Enrolment into the school does not rely on age, but on academic abilities. Students who cannot meet the minimum requirements will be sent for 3M (membaca, menulis dan mengira or reading, writing and counting) classes to learn the basics. They can then choose to continue their juvenile education in academic or vocational streams.

However, due to lack of facilities, the students can’t take in science-stream subjects and instead can only cater for the arts-stream.

For vocational studies, students are taught skills and trades that can benefit them once they are released into the public, such as carpentry, welding, engine repair, and sewing.

Excelling Against The Odds

Despite their criminal backgrounds, students in Henry Gurney and other correction schools have shown promising results in national exams. In 2008, the Henry Gurney school made history after their students achieved 100% pass rate in the Sijil Pelajaran Malaysia (SPM) examination, with one student achieving A- for six subjects.

In 2016, a top scorer from Sekolah Integriti in Kajang Prison managed to score seven As in his SPM.

According to a report by Utusan, a student from Henry Gurney who only wished to be known as Kamal, was grateful for the teachings provided by the school, even with his history of criminal offences.

His hard work has earned him with the best SPM results among the Henry Gurney students in 2015.

"I would like to dedicate this success to my mother, sister, teachers and the wardens who have always motivated me to achieve an excellent result," said Kamal.

As for those who show a promising talent in sports, the school might even give them a chance to prove their mettle in outside competitions.

Back In 2009, a few Henry Gurney students won gold in the Majlis Sukan Sekolah Malaysia (MSSM) tournament, a national sports competition for students all over the country, representing their respective states. A few of the Henry Gurney students also represented Malacca in boxing for Sukma events.

In many cases, the success of these former juvenile delinquents to rise against the odds stacked against them is partly due to the dedication of their teachers.

A former teacher in Henry Gurney, Adrine Sapari, who served in the school for 14 years, said there is a special satisfaction when the juvenile students managed to get better as a result of the school's education.

"The students are very active in the classes. They are always curious, ask lots of questions, and often finish their assignments. I feel honoured to be serving a uniform body that believes in strict discipline and uniformity.

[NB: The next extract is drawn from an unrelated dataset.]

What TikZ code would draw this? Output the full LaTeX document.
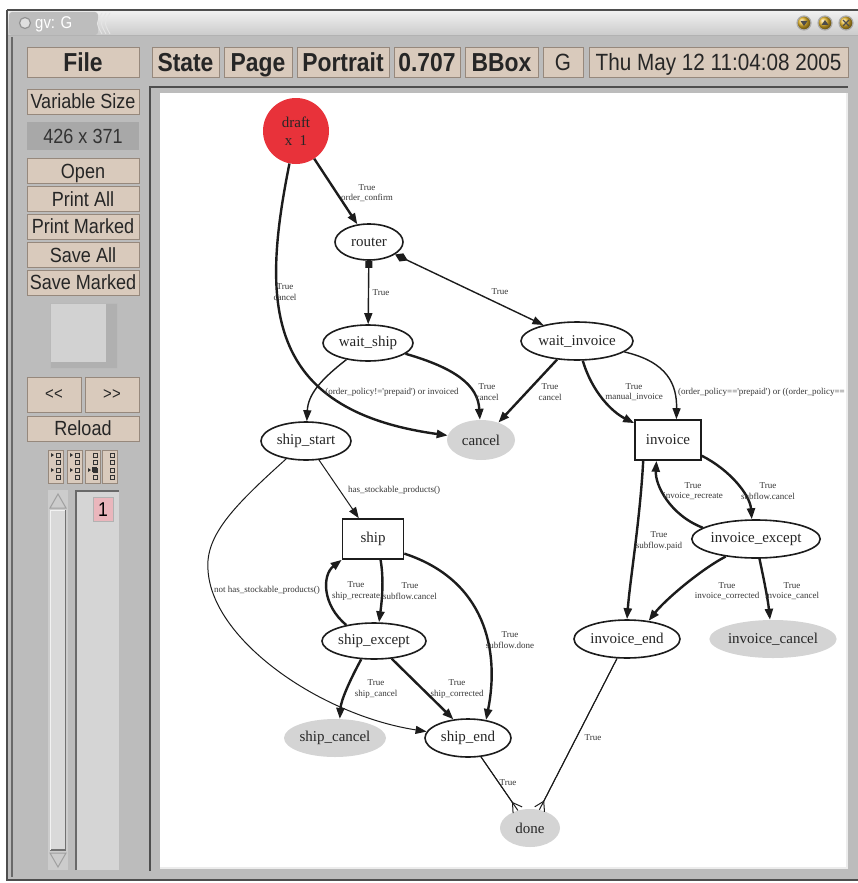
\documentclass[tikz,border=0pt]{standalone}
\usepackage{fontspec}
\setmainfont{Liberation Serif}
\newfontfamily\uifont[FakeStretch=0.88]{Liberation Sans}
\usetikzlibrary{arrows.meta,shapes.geometric}
\definecolor{panel}{RGB}{188,188,188}
\definecolor{btnfill}{RGB}{217,202,188}
\definecolor{btnline}{RGB}{150,136,124}
\definecolor{sizebox}{RGB}{168,168,168}
\definecolor{draftred}{RGB}{232,50,58}
\definecolor{grayfill}{RGB}{212,212,212}
\definecolor{pagepink}{RGB}{234,182,188}
\definecolor{darkline}{RGB}{78,78,78}
\definecolor{edgecol}{RGB}{28,28,28}
\definecolor{labelcol}{RGB}{55,55,55}
\definecolor{yellowbtn}{RGB}{228,180,40}
\tikzset{
  btn/.style={draw=btnline, line width=0.8pt, fill=btnfill, inner sep=0pt,
    text depth=0pt, text=black!85},
  topbtn/.style={btn, minimum height=30, text height=18.6pt, font=\uifont\bfseries\fontsize{26}{28}\selectfont},
  topbtnreg/.style={btn, minimum height=30, text height=16.8pt, font=\uifont\fontsize{23.5}{26}\selectfont},
  sidebtn/.style={btn, minimum width=112, minimum height=25, text height=14.7pt, font=\uifont\fontsize{20.5}{22}\selectfont},
  gnode/.style={ellipse, draw=edgecol, line width=1.6pt, inner sep=0pt,
    font=\fontsize{15}{17}\selectfont, text=black!85},
  gbox/.style={rectangle, draw=edgecol, line width=1.6pt, inner sep=0pt,
    font=\fontsize{15}{17}\selectfont, text=black!85},
  gfilled/.style={ellipse, fill=grayfill, inner sep=0pt,
    font=\fontsize{15}{17}\selectfont, text=black!85},
  elab/.style={font=\fontsize{9}{10.5}\selectfont, text=labelcol, align=center, inner sep=0pt},
  arrowtri/.style={-{Triangle[length=11pt,width=8pt]}},
  edgebold/.style={draw=edgecol, line width=2.4pt, arrowtri},
  edgemed/.style={draw=edgecol, line width=1.4pt, arrowtri},
  edgethin/.style={draw=edgecol, line width=1pt, arrowtri},
  edgeplain/.style={draw=edgecol, line width=1pt},
  edgecrow/.style={draw=edgecol, line width=1pt, -{Straight Barb[reversed,length=9pt,width=11pt]}},
  iconbox/.style={fill=btnfill, draw=btnline, line width=0.6pt},
}
\begin{document}
\begin{tikzpicture}[x=1pt,y=-1pt]
\useasboundingbox (0,0) rectangle (858,883);
\fill[white] (0,0) rectangle (858,883);
% window body
\fill[panel] (7,10) rectangle (858,881);
% title bar
\shade[top color=gray!10, bottom color=gray!42] (7,10) rectangle (858,36);
\fill[gray!52, rounded corners=3pt] (9,12) rectangle (98,35);
\foreach \gx in {102,106,110}{
  \draw[gray!20, line width=0.9pt] (\gx,13) .. controls (\gx-6,23) .. (\gx,34);
}
\draw[darkline, line width=1.5pt] (7,10) -- (858,10);
\draw[gray!60, line width=1pt] (7,36) -- (858,36);
\node[circle, draw=gray!85, line width=1.2pt, fill=gray!25, minimum size=11, inner sep=0pt] (ticon) at (25,23) {};
\node[anchor=west, inner sep=0pt, text=white, text height=12pt, text depth=0pt,
  font=\uifont\fontsize{17}{18}\selectfont] (ttext) at (35,23) {gv: G};
\foreach \bx/\nm in {804/b1, 825/b2, 846/b3}{
  \node[circle, draw=gray!65, line width=1.2pt, ball color=yellowbtn, minimum size=14, inner sep=0pt] (\nm) at (\bx,23) {};
}
\fill[black!70] (800.5,21) -- (807.5,21) -- (804,26) -- cycle;
\fill[black!70] (821.5,25) -- (828.5,25) -- (825,20) -- cycle;
\draw[black!70, line width=1.2pt] (843,20) -- (849,26) (843,26) -- (849,20);
% window borders
\draw[darkline, line width=2pt] (7,10) -- (7,881);
\draw[darkline!85, line width=1.2pt] (12,37) -- (12,877);
\draw[darkline, line width=2pt] (7,880) -- (858,880);

% top buttons
\node[topbtn, minimum width=112] (bfile) at (83,62) {File};
\node[topbtn, minimum width=67] (bstate) at (185.5,62) {State};
\node[topbtn, minimum width=68] (bpage) at (258,62) {Page};
\node[topbtn, minimum width=92] (bport) at (343,62) {Portrait};
\node[topbtn, minimum width=66] (bscale) at (427,62) {0.707};
\node[topbtn, minimum width=73] (bbbox) at (501.5,62) {BBox};
\node[topbtnreg, minimum width=40] (bg) at (563,62) {G};
\node[topbtnreg, minimum width=259] (bdate) at (718.5,62) {Thu May 12 11:04:08 2005};

% side panel
\node[sidebtn] (bvar) at (83,101.5) {Variable Size};
\node[fill=sizebox, minimum width=112, minimum height=28, inner sep=0pt, text height=14.7pt, text depth=0pt,
  text=black!80, font=\uifont\fontsize{20.5}{22}\selectfont] (bsize) at (83,136) {426 x 371};
\node[sidebtn] (bopen) at (83,171) {Open};
\node[sidebtn] (bprintall) at (83,199) {Print All};
\node[sidebtn] (bprintm) at (83,226.5) {Print Marked};
\node[sidebtn] (bsaveall) at (83,255) {Save All};
\node[sidebtn] (bsavem) at (83,282.5) {Save Marked};
% panner square
\fill[gray!35] (50,303) rectangle (117,368);
\fill[gray!62] (106,303) -- (117,303) -- (117,368) -- (50,368) -- (50,362) -- (106,362) -- cycle;
\draw[gray!55, line width=0.8pt] (50,368) -- (50,303) -- (117,303);
\node[btn, minimum width=54, minimum height=35, text height=10pt, font=\uifont\fontsize{17}{18}\selectfont] (bprev) at (54,394.5) {<\kern0.5pt<};
\node[btn, minimum width=54, minimum height=35, text height=10pt, font=\uifont\fontsize{17}{18}\selectfont] (bnext) at (112,394.5) {>\kern0.5pt>};
\node[sidebtn] (breload) at (83,428.5) {Reload};
% mark icons
\foreach \ix/\ta/\tb in {48/1/1, 67/1/1, 85/0/1, 102/0/0}{
  \draw[iconbox] (\ix,450) rectangle (\ix+15.5,483);
  \foreach \k in {0,1,2,3}{
    \draw[black!80, line width=0.6pt] (\ix+8,453+\k*7.5) rectangle (\ix+12,457+\k*7.5);
  }
  \ifnum\ta=1 \fill[black!80] (\ix+3,453) -- (\ix+6,455) -- (\ix+3,457) -- cycle; \fi
  \ifnum\tb=1 \fill[black!80] (\ix+3,468) -- (\ix+6,470) -- (\ix+3,472) -- cycle; \fi
}
\fill[black!80] (92,467) rectangle (97,472);
% scrollbar
\fill[gray!40] (48,490) rectangle (68,870);
\fill[gray!30] (50,510) rectangle (66,850);
\draw[darkline!80, line width=1.5pt] (65.5,510) -- (65.5,850) -- (50,850);
\draw[gray!10, line width=0.8pt] (50.5,850) -- (50.5,510) -- (65,510);
\draw[gray!75, line width=1pt] (50,508) -- (58,494) -- (66,508) -- cycle;
\draw[gray!75, line width=1pt] (50,853) -- (58,867) -- (66,853) -- cycle;
% page list
\fill[gray!33] (75,490) rectangle (119,870);
\draw[darkline!85, line width=2pt] (76,870) -- (76,491) -- (119,491);
\node[fill=pagepink, draw=gray!60, line width=0.6pt, minimum width=20, minimum height=24, inner sep=0pt,
  text height=14.3pt, text depth=0pt, font=\uifont\fontsize{20}{22}\selectfont] (page1) at (103,509) {1};

% canvas frame
\draw[darkline, line width=2pt] (150,871) -- (150,87) -- (848,87);
\fill[white] (160,93) rectangle (846,867);
\draw[gray!15, line width=1.5pt] (847,93) -- (847,868) -- (160,868);

\begin{scope}
\clip (160,93) rectangle (846,867);
% nodes
\node[circle, fill=draftred, minimum size=66, inner sep=0pt, align=center,
  font=\fontsize{15}{18}\selectfont, text=black!85] (draft) at (296,131) {draft\\x\ \ 1};
\node[gnode, minimum width=68, minimum height=36] (router) at (369,242) {router};
\node[gnode, minimum width=90, minimum height=36] (waitship) at (368,343) {wait\_ship};
\node[gnode, minimum width=112, minimum height=38] (waitinvoice) at (577,341) {wait\_invoice};
\node[gfilled, minimum width=68, minimum height=40] (cancel) at (481,440) {cancel};
\node[gnode, minimum width=90, minimum height=38] (shipstart) at (306,441) {ship\_start};
\node[gbox, minimum width=66, minimum height=40] (invoice) at (668,440) {invoice};
\node[gbox, minimum width=61, minimum height=40] (ship) at (373,539) {ship};
\node[gnode, minimum width=124, minimum height=38] (invexcept) at (756,539) {invoice\_except};
\node[gnode, minimum width=104, minimum height=36] (shipexcept) at (374,641) {ship\_except};
\node[gnode, minimum width=106, minimum height=38] (invend) at (627,639) {invoice\_end};
\node[gfilled, minimum width=124, minimum height=38] (invcancel) at (773,639) {invoice\_cancel};
\node[gfilled, minimum width=102, minimum height=38] (shipcancel) at (335,738) {ship\_cancel};
\node[gnode, minimum width=86, minimum height=38] (shipend) at (468,738) {ship\_end};
\node[gfilled, minimum width=60, minimum height=38] (done) at (530,828) {done};

% edges
\draw[edgebold] (draft) -- (router);
\node[elab] (l1) at (367,193) {True\\order\_confirm};
\draw[edgebold] (draft) .. controls (262,300) and (262,410) .. (cancel);
\node[elab] (l2) at (285,292) {True\\cancel};
\draw[edgemed, {Square[length=7pt,width=7pt]}-{Triangle[length=11pt,width=8pt]}] (router) -- (waitship);
\node[elab] (l3) at (381,293) {True};
\draw[edgemed, {Diamond[length=14pt,width=9pt]}-{Triangle[length=11pt,width=8pt]}] (router) -- (waitinvoice);
\node[elab] (l4) at (500,292) {True};
\draw[edgemed] (waitship) .. controls (320,380) and (308,395) .. (shipstart);
\node[elab] (l5) at (392,392) {(order\_policy!=\textquotesingle prepaid\textquotesingle) or invoiced};
\draw[edgebold] (waitship) .. controls (455,368) and (478,385) .. (cancel);
\node[elab] (l6) at (487,392) {True\\cancel};
\draw[edgebold] (waitinvoice.223) -- (cancel.45);
\node[elab] (l7) at (550,392) {True\\cancel};
\draw[edgebold] (waitinvoice) .. controls (592,392) and (612,412) .. (invoice);
\node[elab] (l8) at (634,392) {True\\manual\_invoice};
\draw[edgemed] (waitinvoice) .. controls (668,362) and (677,385) .. (invoice.68);
\node[elab, anchor=west] (l9) at (678,392) {(order\_policy==\textquotesingle prepaid\textquotesingle) or ((order\_policy==};
\draw[edgethin] (shipstart) -- (ship);
\node[elab] (l10) at (394,490) {has\_stockable\_products()};
\draw[edgethin] (shipstart) .. controls (235,505) and (205,535) .. (208,570)
  .. controls (212,640) and (320,715) .. (shipend);
\node[elab] (l11) at (267,590) {not has\_stockable\_products()};
\draw[edgebold] (ship.-70) .. controls (384,580) and (382,600) .. (shipexcept.75);
\node[elab] (l12) at (410,591) {True\\subflow.cancel};
\draw[edgebold] (shipexcept.150) .. controls (322,605) and (322,575) .. (ship.south west);
\node[elab] (l13) at (356,591) {True\\ship\_recreate};
\draw[edgebold] (ship.-25) .. controls (485,580) and (500,650) .. (shipend.45);
\node[elab] (l14) at (510,640) {True\\subflow.done};
\draw[edgebold] (shipexcept.-125) .. controls (350,680) and (341,700) .. (shipcancel.76);
\node[elab] (l15) at (376,689) {True\\ship\_cancel};
\draw[edgebold] (shipexcept.-45) -- (shipend.128);
\node[elab] (l16) at (457,689) {True\\ship\_corrected};
\draw[edgeplain] (shipend) -- (done);
\draw[edgecrow] (shipend) -- (done);
\node[elab] (l17) at (508,783) {True};
\draw[edgeplain] (invend) -- (done);
\draw[edgecrow] (invend) -- (done);
\node[elab] (l18) at (593,738) {True};
\draw[edgebold] (invoice.-140) .. controls (640,520) and (630,580) .. (invend.90);
\node[elab] (l19) at (659,541) {True\\subflow.paid};
\draw[edgebold] (invexcept.168) .. controls (670,515) and (655,485) .. (invoice.-119);
\node[elab] (l20) at (693,491) {True\\invoice\_recreate};
\draw[edgebold] (invoice.-25) .. controls (730,470) and (750,495) .. (invexcept.102);
\node[elab] (l21) at (768,491) {True\\subflow.cancel};
\draw[edgebold] (invexcept.-150) .. controls (700,570) and (665,600) .. (invend.40);
\node[elab] (l22) at (727,591) {True\\invoice\_corrected};
\draw[edgebold] (invexcept.-80) .. controls (764,580) and (768,600) .. (invcancel.99);
\node[elab] (l23) at (792,591) {True\\invoice\_cancel};
\end{scope}
\end{tikzpicture}
\end{document}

"Of the 400,000 teachers in the country, less than 100 teachers are chosen to serve in Henry Gurney," he recalled to GPS Bestari.

Staying true to the school’s motto Saya akan bangkit kembali (I will rise again), the purpose of the school is to create graduates that can reintegrate into the society and become a fully-functioning citizen. Hopefully, from the special education, vocational training and academic classes, they will be able to leave their criminal life behind and look forward to a new life when they graduate.

Besides Henry Gurney schools nationwide, a more recent idea mooted by the Education Ministry is the Remaja Berwawasan programme implemented in collaboration with the Malaysian Armed Forces and the Royal Malaysia Police.

The programme saw 200 16-year-old students from 10 schools in Kedah going to Kepala Batas Air Force College in Alor Setar under the Uniformed Policing 2, National Blue Ocean Strategy 8 which aims to handle discipline problems among youths in schools.

A recent Remaja Berwawasan programme held earlier this year.

The three main agencies in charge of the programme were the military, police and Ministry of Education. Students participated in team-building activities such as obstacle courses, futsal matches, marathons, morning exercises, motivational speeches, counselling and cultural nights.

The Education Minister had highlighted that this was among various programmes implemented to reduce student disciplinary problems.

The government may have to conduct more studies before sending problematic students to prison, as the current rehab programmes in reform schools may be enough to educate them. Instead of sending them to prison, the government may can improve on the current rehab methods inside the reform schools.